Use these on your own, with a book club, or as chat starters in Superbook.

  1. 1.

    Siegel's data covers nearly 200 years of US market history. How much weight do you give historical returns when thinking about your own investment future?

  2. 2.

    The US may be a survivorship bias case — the country that happened to dominate the global economy. How does that possibility affect how you use Siegel's data?

  3. 3.

    The book argues that long-horizon investors face less real risk in equities than in bonds. Does that argument change how you think about your own asset allocation?

  4. 4.

    Siegel defines risk primarily as real purchasing power loss over time, not short-term volatility. Do you agree with that definition? How do you define risk for your own portfolio?

  5. 5.

    The stock market has lost 30 to 50 percent of its value several times in the past century and always recovered. How confident are you that you would hold equities through a 40 percent decline rather than selling?

  6. 6.

    Siegel's constant — a 6.5 to 7 percent real return on equities — has held for 200 years. Do you believe it will hold for the next 50? What would have to change for it not to?

  7. 7.

    The book was first published in 1994, before the dot-com bubble and the 2008 financial crisis. Did those events change the core thesis, or were they well within the range of historical volatility the book describes?

  8. 8.

    Inflation erodes bonds but equities provide a hedge. How are you personally thinking about inflation risk in your current portfolio?

  9. 9.

    Siegel covers sector investing and argues that some sectors (e.g. energy, healthcare) have historically outperformed. How do you think about sector tilts in a largely passive portfolio?

  10. 10.

    The book makes a case for a high equity allocation relative to conventional wisdom. If you increased your stock allocation by 10 percentage points, what would that mean for your sleep at night?

  11. 11.

    International diversification is one of Siegel's recommendations in later editions. How much of your equity exposure is currently outside your home country?

  12. 12.

    Siegel is an academic economist making an empirical case.
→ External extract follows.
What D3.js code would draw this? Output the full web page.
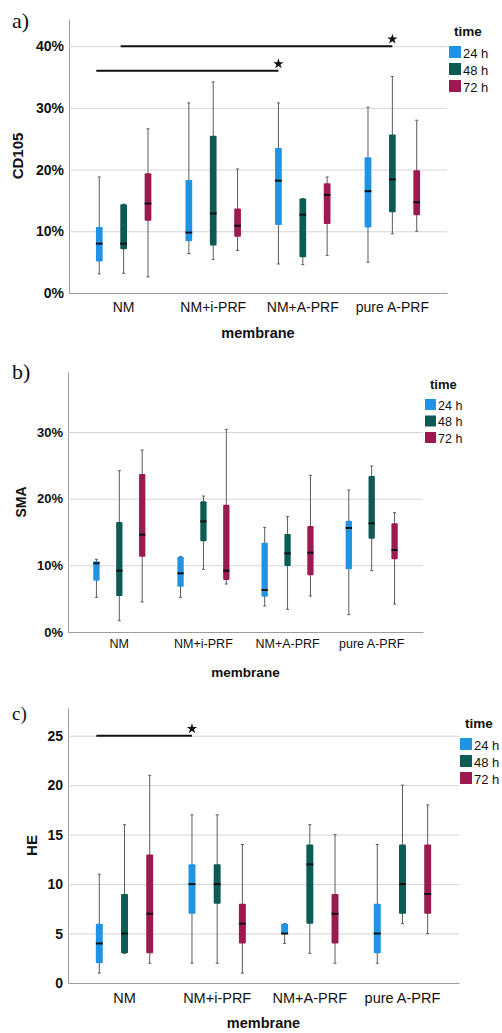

How do you weigh his statistical arguments against your own emotional reactions to market moves?

Themes

Frequently asked questions

  • What is Stocks for the Long Run about?

    It's an empirical case, built on nearly 200 years of US market data, that equities are the best long-term asset class for investors with long time horizons. The book covers stock market history, asset allocation, valuation, and why inflation erodes bonds and cash in ways stocks do not.

  • Is Stocks for the Long Run worth reading?

    Yes, for serious investors who want a rigorous historical grounding for equity investing. It's more academic than books like The Psychology of Money or A Random Walk Down Wall Street and rewards careful reading rather than casual skimming.

  • How long does it take to read Stocks for the Long Run?

    Around seven to eight hours for the full book, which runs over 400 pages in later editions. The data-heavy chapters slow reading. Many investors read it in sections rather than cover to cover.

  • What is Siegel's main recommendation?

    Hold a large allocation in diversified equities, stay invested through volatility, and maintain a long time horizon. He is not a stock-picker; his case is for broad equity exposure rather than individual selection.

  • Does the book account for the possibility that US returns are historically exceptional?

    Siegel addresses this in later editions, acknowledging that the US has been unusually successful among national economies, but argues that the equity risk premium is structural across developed markets, not unique to the US.

About Jeremy J. Siegel

Jeremy J. Siegel is the Russell E. Palmer Professor of Finance at the Wharton School of the University of Pennsylvania, where he has taught since 1976. He is one of the most widely cited academic finance economists in the country and a frequent commentator on financial markets. In addition to Stocks for the Long Run, he has written The Future for Investors, which examines long-term sector returns and the role of dividends. He contributes to financial media and has testified before Congress on capital markets and financial regulation.